Luxemburg teen writes and reflects about Favre

By | March 13, 2009

One year ago, Brett Favre was featured on the front page of The Compass. Following the March 4, 2008, announcement of his retirement, I contacted Catholic leaders, who either knew or had crossed paths with the three-time NFL MVP, for their comments.

The Favre story prompted a conversation and a follow-up letter from Peter Arendt of Luxemburg, who sent me an editorial written by his grandson.

Brandon Kinnard, now a senior, writes the monthly “Sports Talk” in the Spartan Times, the Luxemburg-Casco High School newspaper. He dedicated his March 2008 column to Favre.

Kinnard, a member of St. Mary Parish, Luxemburg, praised Favre not only for his accomplishments on the field, but his perseverance in dealing with a life threatening automobile accident while in college, his addiction to pain killers, the death of his father and his wife Deanna’s battle with breast cancer. “Maybe it was those hardships that he suffered that made us love him even more,” he wrote.

Much has happened since the editorial was published. So what does Kinnard think of the events of the past year surrounding his favorite all-time Packer?

“I really haven’t touched that subject (in Sports Talk),” he said. “I remember finding out about his retirement. I was at school. It was devastating for me. The guy was an icon. He started every game and was the face of the city. He took the Packers into the national spotlight.”

Favre arrived in Green Bay via trade in 1992, when Kinnard was only a year old. He was the only quarterback fans of his age ever knew until this past season.

“I wrote the column that night (March 4), and it ran a couple weeks later,” said Kinnard. “I used my emotions to write it. People really seemed to like it.”

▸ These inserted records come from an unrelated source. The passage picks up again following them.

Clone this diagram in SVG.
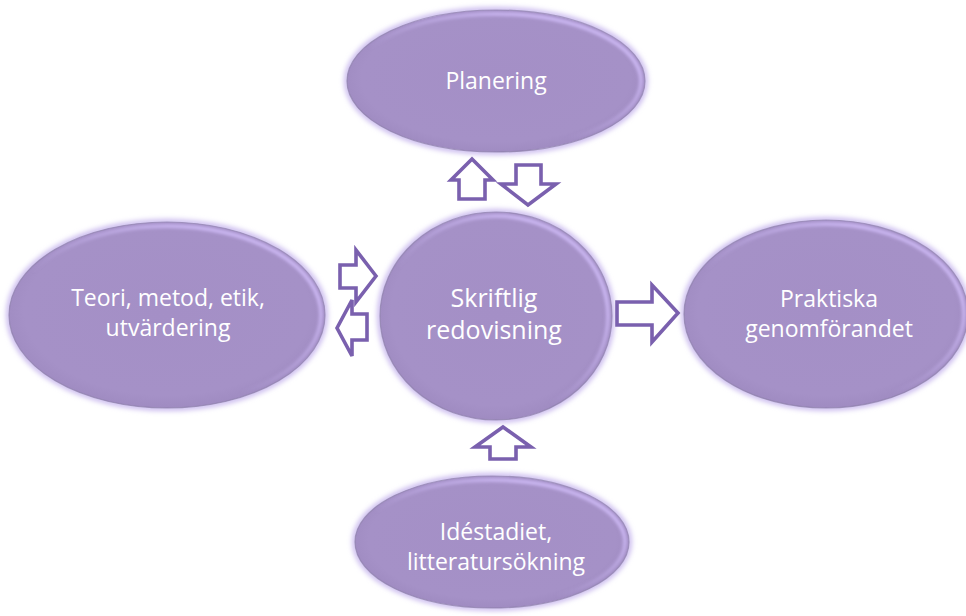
<svg xmlns="http://www.w3.org/2000/svg" width="966" height="616" viewBox="0 0 966 616">
<style>
.node-fill{fill:url(#g);stroke:#8c7fa8;stroke-width:1.2;stroke-opacity:.7}
.glow{fill:none;stroke:#cbbbef;stroke-width:6;filter:url(#blur)}
.hl{fill:none;stroke:url(#hlg);stroke-width:4;filter:url(#blur1)}
.lbl{font-family:"Open Sans","Liberation Sans",sans-serif;fill:#ffffff;text-anchor:middle;font-size:23px}
.big{font-size:25px}
.arr{fill:#ffffff;stroke:#7a60ae;stroke-width:3.6;stroke-linejoin:miter}
</style>
<defs>
<radialGradient id="g" cx="50%" cy="48%" r="55%">
<stop offset="0" stop-color="#a48fc6"/>
<stop offset="0.82" stop-color="#a591c7"/>
<stop offset="0.93" stop-color="#a08cc2"/>
<stop offset="1" stop-color="#9481b3"/>
</radialGradient>
<linearGradient id="hlg" x1="0" y1="1" x2="1" y2="0">
<stop offset="0.4" stop-color="#c7b3ee" stop-opacity="0"/>
<stop offset="0.8" stop-color="#c9b5f0" stop-opacity="1"/>
</linearGradient>
<filter id="blur" x="-20%" y="-20%" width="140%" height="140%"><feGaussianBlur stdDeviation="2.5"/></filter>
<filter id="blur1" x="-20%" y="-20%" width="140%" height="140%"><feGaussianBlur stdDeviation="1.5"/></filter>
</defs>
<rect width="966" height="616" fill="#ffffff"/>

<g id="planering">
<ellipse class="glow" cx="496" cy="81" rx="149" ry="71"/>
<ellipse class="node-fill" cx="496" cy="81" rx="149" ry="71"/>
<ellipse class="hl" cx="496" cy="81" rx="145" ry="67"/>
<text class="lbl" x="496" y="89">Planering</text>
</g>

<g id="teori">
<ellipse class="glow" cx="167" cy="315" rx="158" ry="93"/>
<ellipse class="node-fill" cx="167" cy="315" rx="158" ry="93"/>
<ellipse class="hl" cx="167" cy="315" rx="154" ry="89"/>
<text class="lbl" x="168" y="306">Teori, metod, etik,</text>
<text class="lbl" x="168" y="336">utvärdering</text>
</g>

<g id="skriftlig">
<ellipse class="glow" cx="496" cy="316" rx="116" ry="104"/>
<ellipse class="node-fill" cx="496" cy="316" rx="116" ry="104"/>
<ellipse class="hl" cx="496" cy="316" rx="112" ry="100"/>
<text class="lbl big" x="494" y="307">Skriftlig</text>
<text class="lbl big" x="494" y="339">redovisning</text>
</g>

<g id="praktiska">
<ellipse class="glow" cx="826" cy="314" rx="142" ry="94"/>
<ellipse class="node-fill" cx="826" cy="314" rx="142" ry="94"/>
<ellipse class="hl" cx="826" cy="314" rx="138" ry="90"/>
<text class="lbl" x="829" y="307">Praktiska</text>
<text class="lbl" x="829" y="337">genomförandet</text>
</g>

<g id="idestadiet">
<ellipse class="glow" cx="492" cy="542" rx="137" ry="66"/>
<ellipse class="node-fill" cx="492" cy="542" rx="137" ry="66"/>
<ellipse class="hl" cx="492" cy="542" rx="133" ry="62"/>
<text class="lbl" x="496" y="540">Idéstadiet,</text>
<text class="lbl" x="496" y="570">litteratursökning</text>
</g>

<g id="connectors">
<polygon class="arr" points="472,159 493,180 485,180 485,199 459,199 459,180 451,180"/>
<polygon class="arr" points="516,165 541,165 541,184 556,184 528,205 501,184 516,184"/>
<polygon class="arr" points="376,276 356,250 356,265 340,265 340,288 356,288 356,302"/>
<polygon class="arr" points="337,328 352,300 352,314 367,314 367,340 352,340 352,356"/>
<polygon class="arr" points="678,313 652,285 652,302 617,302 617,325 652,325 652,342"/>
<polygon class="arr" points="503,427 531,447 516,447 516,459 490,459 490,447 475,447"/>
</g>
</svg>
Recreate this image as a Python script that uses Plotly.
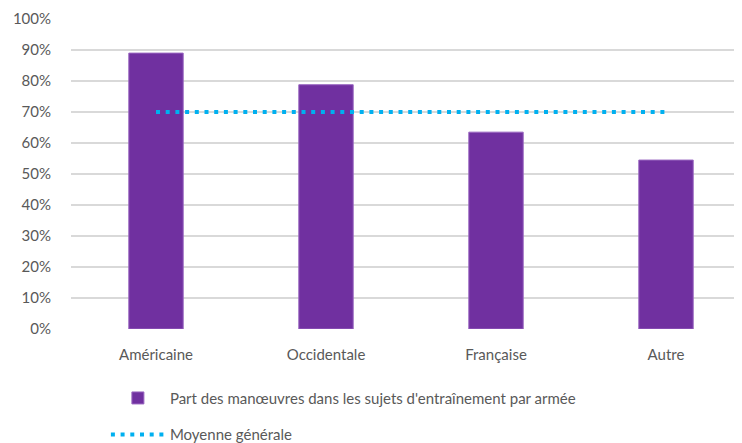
import plotly.graph_objects as go

armees = ["Américaine", "Occidentale", "Française", "Autre"]
part_manoeuvres = [89.0, 78.8, 63.5, 54.5]
moyenne = [70, 70, 70, 70]

violet = "#7030A0"
bleu = "#00B0F0"
gris = "#595959"

fig = go.Figure()

fig.add_trace(go.Bar(
    x=armees, y=part_manoeuvres,
    name="Part des manœuvres dans les sujets d'entraînement par armée",
    marker=dict(color=violet, line=dict(color="#9966C0", width=1)),
    width=0.32, legendgroup="a",
))
fig.add_trace(go.Scatter(
    x=armees, y=moyenne, mode="lines",
    name="Moyenne générale",
    line=dict(color=bleu, width=4, dash="4px,5.7px"),
    legendgroup="b",
))

# the page adds an 8px body margin, so the figure is a bit smaller
fig.update_layout(
    width=734, height=435,
    margin=dict(l=63, r=0, t=11, b=114, autoexpand=False),
    plot_bgcolor="white", paper_bgcolor="white",
    font=dict(family="Lato", size=15, color=gris),
    showlegend=True,
    legend=dict(
        x=0.052, y=-0.17, xanchor="left", yanchor="top",
        orientation="v", tracegroupgap=14, itemwidth=54,
        font=dict(size=15, color=gris),
    ),
    bargap=0.68,
)
fig.update_yaxes(
    range=[0, 100], dtick=10, ticksuffix="%",
    showgrid=True, gridcolor="#D9D9D9", gridwidth=1.5,
    zeroline=False, showline=False, automargin=False,
    ticks="outside", ticklen=16, tickcolor="rgba(0,0,0,0)",
)
fig.update_xaxes(
    range=[-0.5, 3.447],
    showgrid=False, showline=False, zeroline=False, automargin=False,
    ticks="outside", ticklen=12, tickcolor="rgba(0,0,0,0)",
)

fig.write_html("out.html")
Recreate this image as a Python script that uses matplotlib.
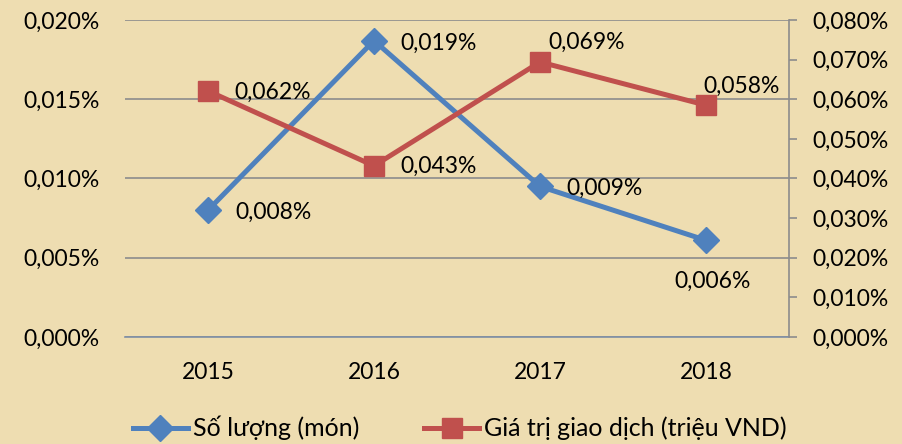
import numpy as np
import matplotlib
matplotlib.use("Agg")
import matplotlib.pyplot as plt
from matplotlib.ticker import FuncFormatter

# Data (values in percent)
years = ["2015", "2016", "2017", "2018"]
so_luong = [0.0080, 0.0187, 0.0095, 0.0061]
gia_tri = [0.0621, 0.0432, 0.0694, 0.0585]
so_luong_labels = ["0,008%", "0,019%", "0,009%", "0,006%"]
gia_tri_labels = ["0,062%", "0,043%", "0,069%", "0,058%"]

plt.rcParams['font.family'] = ['Lato', 'DejaVu Sans']
FS = 16.5
BLUE = '#4F81BD'
RED = '#C0504D'
BG = '#EEDDB1'

fig = plt.figure(figsize=(9.03, 4.44), dpi=100)
fig.patch.set_facecolor(BG)
ax = fig.add_axes([125 / 903, 1 - 337 / 444, 664 / 903, 317 / 444])
ax.set_facecolor('none')
ax2 = ax.twinx()

x = np.arange(len(years))

def pct(v, pos):
    return ("%.3f%%" % v).replace(".", ",")

ax.set_xlim(-0.5, 3.5)
ax.set_ylim(0, 0.02)
ax.set_yticks(np.arange(0, 0.0201, 0.005))
ax.yaxis.set_major_formatter(FuncFormatter(pct))
ax.grid(axis='y', color='#8C8C8C', linewidth=1.2)
ax.set_axisbelow(True)
ax.set_xticks(x)
ax.set_xticklabels(years)

ax2.set_ylim(0, 0.08)
ax2.set_yticks(np.arange(0, 0.0801, 0.01))
ax2.yaxis.set_major_formatter(FuncFormatter(pct))

for a in (ax, ax2):
    for s in ('top', 'left', 'right', 'bottom'):
        a.spines[s].set_visible(False)
ax.spines['bottom'].set_visible(True)
ax.spines['bottom'].set_color('#7F8FA6')
ax.spines['bottom'].set_linewidth(1.2)
ax2.spines['right'].set_visible(True)
ax2.spines['right'].set_color('#8C8C8C')
ax2.spines['right'].set_linewidth(1.2)

ax.tick_params(axis='y', length=0, labelsize=FS, pad=18.5)
ax.tick_params(axis='x', length=0, labelsize=FS, pad=18)
ax2.tick_params(axis='y', length=6, color='#8C8C8C', width=1.2, labelsize=FS, pad=11)

line_b, = ax.plot(x, so_luong, color=BLUE, linewidth=3.6, marker='D',
                  markersize=13, label='Số lượng (món)', zorder=3)
line_r, = ax2.plot(x, gia_tri, color=RED, linewidth=3.6, marker='s',
                   markersize=14.5, label='Giá trị giao dịch (triệu VND)', zorder=3)

# data labels, offsets in pixels
b_off = [(27, -2, 'left'), (26, -3, 'left'), (26, -2, 'left'), (7, -41, 'center')]
r_off = [(26, -1, 'left'), (26, -1, 'left'), (8, 20, 'left'), (-3, 19, 'left')]
for i in range(len(years)):
    dx, dy, ha = b_off[i]
    ax.annotate(so_luong_labels[i], (x[i], so_luong[i]), xytext=(dx, dy),
                textcoords='offset pixels', ha=ha, va='center', fontsize=FS)
    dx, dy, ha = r_off[i]
    ax2.annotate(gia_tri_labels[i], (x[i], gia_tri[i]), xytext=(dx, dy),
                 textcoords='offset pixels', ha=ha, va='center', fontsize=FS)

fig.legend(handles=[line_b, line_r], loc='center', ncol=2, frameon=False,
           fontsize=18, bbox_to_anchor=(460 / 903, 1 - 428 / 444),
           handlelength=2.2, handletextpad=0.2, columnspacing=2.6,
           borderpad=0)

fig.savefig('out.png', dpi=100, facecolor=BG)
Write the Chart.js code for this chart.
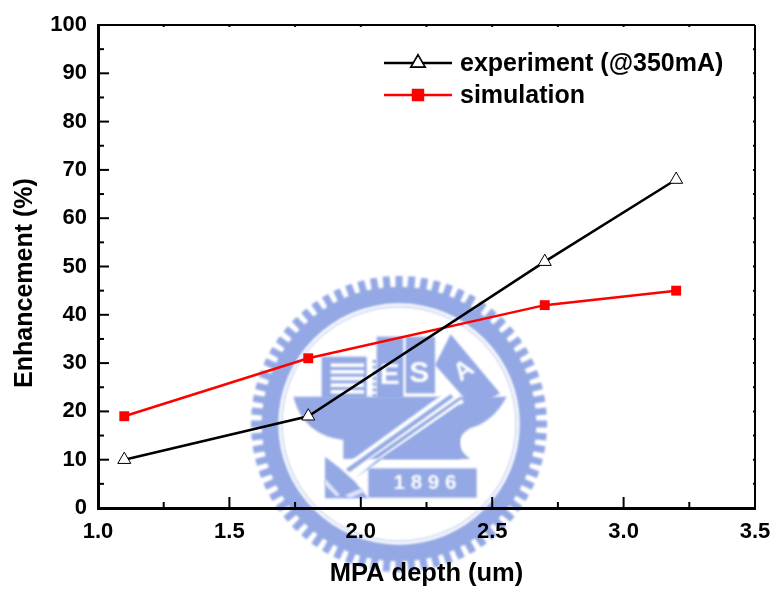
<!DOCTYPE html>
<html>
<head>
<meta charset="utf-8">
<style>
  html, body { margin: 0; padding: 0; background: #fff; }
  canvas { display: block; filter: blur(0.4px); }
</style>
<script src="https://cdn.jsdelivr.net/npm/chart.js@4"></script>
</head>
<body>
<canvas id="enhChart" width="777" height="593"></canvas>
<script>
const depths = [1.1, 1.8, 2.7, 3.2];
const experiment = [10, 19, 51, 68];
const simulation = [19, 31, 42, 45];
const xTicks = [1.0, 1.5, 2.0, 2.5, 3.0, 3.5];
const yTicks = [0, 10, 20, 30, 40, 50, 60, 70, 80, 90, 100];
const expLabel = 'experiment (@350mA)';
const simLabel = 'simulation';
const xTitle = 'MPA depth (um)';
const yTitle = 'Enhancement (%)';

const FONT = '"Liberation Sans", Arial, sans-serif';
const SEAL = '#93a8e4';

// university seal behind the plot, drawn in a 3x coordinate space
const sealPlugin = {
    id: 'seal',
    beforeDraw(chart) {
        const c = chart.ctx;
        c.save();
        c.fillStyle = '#fff';
        c.fillRect(0, 0, chart.width, chart.height);
        c.filter = 'blur(1px)';
        c.translate(240, 265);
        c.scale(1 / 3, 1 / 3);

        const poly = (pts, color) => {
            c.fillStyle = color;
            c.beginPath();
            pts.forEach((p, i) => i ? c.lineTo(p[0], p[1]) : c.moveTo(p[0], p[1]));
            c.closePath();
            c.fill();
        };
        const cx = 477, cy = 477;

        // teeth and ring
        c.strokeStyle = SEAL;
        c.lineWidth = 21;
        for (let i = 0; i < 72; i++) {
            const a = i / 72 * Math.PI * 2;
            c.beginPath();
            c.moveTo(cx + Math.cos(a) * 400, cy + Math.sin(a) * 400);
            c.lineTo(cx + Math.cos(a) * 444, cy + Math.sin(a) * 444);
            c.stroke();
        }
        c.fillStyle = SEAL;
        c.beginPath();
        c.arc(cx, cy, 412, 0, Math.PI * 2);
        c.fill();
        c.fillStyle = '#fff';
        c.beginPath();
        c.arc(cx, cy, 362, 0, Math.PI * 2);
        c.fill();
        c.strokeStyle = '#c9d4f1';
        c.lineWidth = 5;
        c.beginPath();
        c.arc(cx, cy, 352, 0, Math.PI * 2);
        c.stroke();

        // buildings
        c.fillStyle = SEAL;
        c.fillRect(245, 275, 135, 125);
        c.fillStyle = '#fff';
        for (let y = 295; y < 390; y += 20) c.fillRect(272, y, 100, 11);
        c.fillStyle = SEAL;
        for (let y = 285; y < 395; y += 17) c.fillRect(398, y, 12, 9);
        c.fillRect(410, 215, 80, 185);
        c.fillRect(497, 215, 88, 170);
        poly([[632, 208], [780, 385], [700, 430], [585, 300]], SEAL);

        // anvil
        c.fillStyle = SEAL;
        c.beginPath();
        c.moveTo(160, 395);
        c.lineTo(800, 395);
        c.quadraticCurveTo(760, 470, 690, 490);
        c.quadraticCurveTo(625, 530, 690, 582);
        c.lineTo(310, 582);
        c.lineTo(310, 525);
        c.quadraticCurveTo(190, 510, 160, 395);
        c.closePath();
        c.fill();

        // hammer handle cut out of the anvil
        poly([[298, 612], [635, 368], [660, 395], [318, 632]], '#fff');
        poly([[318, 612], [632, 388], [640, 397], [328, 622]], SEAL);
        poly([[340, 632], [665, 402], [672, 412], [415, 585], [345, 645]], '#fff');
        poly([[345, 640], [660, 418], [660, 582], [415, 582]], SEAL);

        // hammer head and plaque
        poly([[255, 575], [300, 610], [345, 650], [385, 700], [255, 700]], SEAL);
        poly([[255, 640], [300, 690], [290, 695], [255, 660]], '#dfe5f7');
        poly([[315, 690], [365, 670], [372, 680], [330, 700]], '#dfe5f7');
        c.fillStyle = SEAL;
        c.fillRect(385, 610, 325, 88);

        c.fillStyle = '#fff';
        c.textAlign = 'center';
        c.textBaseline = 'middle';
        c.font = 'bold 62px ' + FONT;
        c.fillText('1 8 9 6', 555, 655);
        c.font = 'bold 90px ' + FONT;
        c.fillText('E', 449, 332);
        c.fillText('S', 538, 325);
        c.save();
        c.translate(672, 318);
        c.rotate(-0.6);
        c.font = 'bold 76px ' + FONT;
        c.fillText('A', 0, 0);
        c.restore();
        c.restore();
    }
};

// Origin style frame: ticks point inward, small stubs on top and right
const framePlugin = {
    id: 'frame',
    afterDatasetsDraw(chart) {
        const c = chart.ctx;
        const a = chart.chartArea;
        const sx = chart.scales.x, sy = chart.scales.y;
        c.save();
        c.strokeStyle = '#000';
        const seg = (x1, y1, x2, y2, w) => {
            c.lineWidth = w;
            c.beginPath();
            c.moveTo(x1, y1);
            c.lineTo(x2, y2);
            c.stroke();
        };
        seg(a.left, a.top, a.right, a.top, 2);
        seg(a.right, a.top, a.right, a.bottom, 2);

        xTicks.forEach((v, i) => {
            const px = sx.getPixelForValue(v);
            seg(px, a.bottom, px, a.bottom - 11, 2);
            seg(px, a.top, px, a.top + 2, 2);
            if (i < xTicks.length - 1) {
                const mx = sx.getPixelForValue((v + xTicks[i + 1]) / 2);
                seg(mx, a.bottom, mx, a.bottom - 6, 2);
                seg(mx, a.top, mx, a.top + 2, 2);
            }
        });
        yTicks.forEach((v, i) => {
            const py = sy.getPixelForValue(v);
            seg(a.left, py, a.left + 11, py, 2);
            seg(a.right, py, a.right - 2, py, 2);
            if (i < yTicks.length - 1) {
                const my = sy.getPixelForValue((v + yTicks[i + 1]) / 2);
                seg(a.left, my, a.left + 6, my, 2);
                seg(a.right, my, a.right - 2, my, 2);
            }
        });

        // y title sits below the axis centre in the reference
        c.fillStyle = '#000';
        c.font = 'bold 25px ' + FONT;
        c.textAlign = 'center';
        c.textBaseline = 'middle';
        c.translate(25, 283);
        c.rotate(-Math.PI / 2);
        c.fillText(yTitle, 0, 0);
        c.restore();
    }
};

// legend with the line running through the marker
const legendPlugin = {
    id: 'lineLegend',
    afterDatasetsDraw(chart) {
        const c = chart.ctx;
        c.save();
        c.font = 'bold 25px ' + FONT;
        c.textBaseline = 'middle';
        chart.data.datasets.forEach((ds, i) => {
            const y = 63 + i * 32;
            c.strokeStyle = ds.borderColor;
            c.lineWidth = 2.5;
            c.beginPath();
            c.moveTo(384, y);
            c.lineTo(452, y);
            c.stroke();
            Chart.helpers.drawPoint(c, {
                pointStyle: ds.pointStyle,
                radius: ds.pointRadius,
                borderWidth: ds.pointBorderWidth,
                rotation: 0
            }, 418, y);
            c.fillStyle = ds.pointBackgroundColor;
            c.strokeStyle = ds.pointBorderColor;
            c.lineWidth = ds.pointBorderWidth;
            c.fill();
            c.stroke();
            c.fillStyle = '#000';
            c.fillText(ds.label, 460, y + 1);
        });
        c.restore();
    }
};

const toPoints = vals => vals.map((v, i) => ({ x: depths[i], y: v }));

new Chart(document.getElementById('enhChart'), {
    type: 'line',
    data: {
        datasets: [
            {
                label: expLabel,
                data: toPoints(experiment),
                borderColor: '#000',
                borderWidth: 2.5,
                pointStyle: 'triangle',
                pointRadius: 7.5,
                pointBorderWidth: 1,
                pointBackgroundColor: '#fff',
                pointBorderColor: '#000'
            },
            {
                label: simLabel,
                data: toPoints(simulation),
                borderColor: '#f00',
                borderWidth: 2.5,
                pointStyle: 'rect',
                pointRadius: 7,
                pointBorderWidth: 0,
                pointBackgroundColor: '#f00',
                pointBorderColor: '#f00'
            }
        ]
    },
    plugins: [sealPlugin, framePlugin, legendPlugin],
    options: {
        responsive: false,
        animation: false,
        layout: { padding: { top: 25, right: 22, left: 0, bottom: 0 } },
        plugins: { legend: { display: false }, tooltip: { enabled: false } },
        scales: {
            x: {
                type: 'linear',
                min: 1,
                max: 3.5,
                afterFit: s => { s.height = 85; s.paddingRight = 0; s.paddingLeft = 0; },
                afterBuildTicks: s => { s.ticks = xTicks.map(v => ({ value: v })); },
                grid: { display: false, drawTicks: false },
                border: { display: true, color: '#000', width: 3 },
                ticks: {
                    color: '#000',
                    padding: 11,
                    maxRotation: 0,
                    autoSkip: false,
                    font: { family: FONT, size: 22, weight: 'bold' },
                    callback: v => v.toFixed(1)
                },
                title: {
                    display: true,
                    text: xTitle,
                    color: '#000',
                    padding: { top: 0, bottom: 6 },
                    font: { family: FONT, size: 25.5, weight: 'bold', lineHeight: 1 }
                }
            },
            y: {
                min: 0,
                max: 100,
                afterFit: s => { s.width = 98; s.paddingTop = 0; s.paddingBottom = 0; },
                afterBuildTicks: s => { s.ticks = yTicks.map(v => ({ value: v })); },
                grid: { display: false, drawTicks: false },
                border: { display: true, color: '#000', width: 3 },
                ticks: {
                    color: '#000',
                    padding: 11,
                    autoSkip: false,
                    font: { family: FONT, size: 22, weight: 'bold' }
                }
            }
        }
    }
});
</script>
</body>
</html>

Kinnard admits that, in retrospect, he has to side with management in the decisions made after Favre came out of retirement.

“The team moved on without him for workouts and minicamps,” he said. “I don’t believe it was a rash decision.”

Nonetheless, seeing Favre in a Jets’ uniform was difficult, said Kinnard. Some of his favorite memories of the future Hall of Famer are Super Bowl XXXI and the Dec. 23, 2003, game in Oakland following the death of Irv Favre.

Kinnard recently wrapped up his basketball season as the Spartans were defeated in the opening round of regionals by Wrightstown. Despite finishing with a 7-14 record, he said it was a fun experience.

“My dad still talks about high school basketball from 25 years ago,” he said. “I’m sure I will be doing the same thing 25 years from now.”

He also represents LC as a member of the golf team, and has high expectations for this year’s squad.

“We should have a solid team,” he said. “We made it to sectionals last season and have four or five golfers returning, so hopefully we can advance to state.”

Kinnard, who is also a member of the choir and performs in musicals at LC, will attend the University of Minnesota in the fall to study journalism. He is leaning towards broadcasting, but has not ruled out print media. Working for ESPN tops his list of dream jobs, and Favre is his dream interview. He hopes to be at Lambeau Field when jersey #4 is retired.

“I’m on the season ticket waiting list, but that will be another 40 years,” said Kinnard. “My grandpa has season tickets. I really pushed him hard for tickets to the opener against Minnesota this past year when the team was supposed to retire Brett’s number. I would really love to be there.”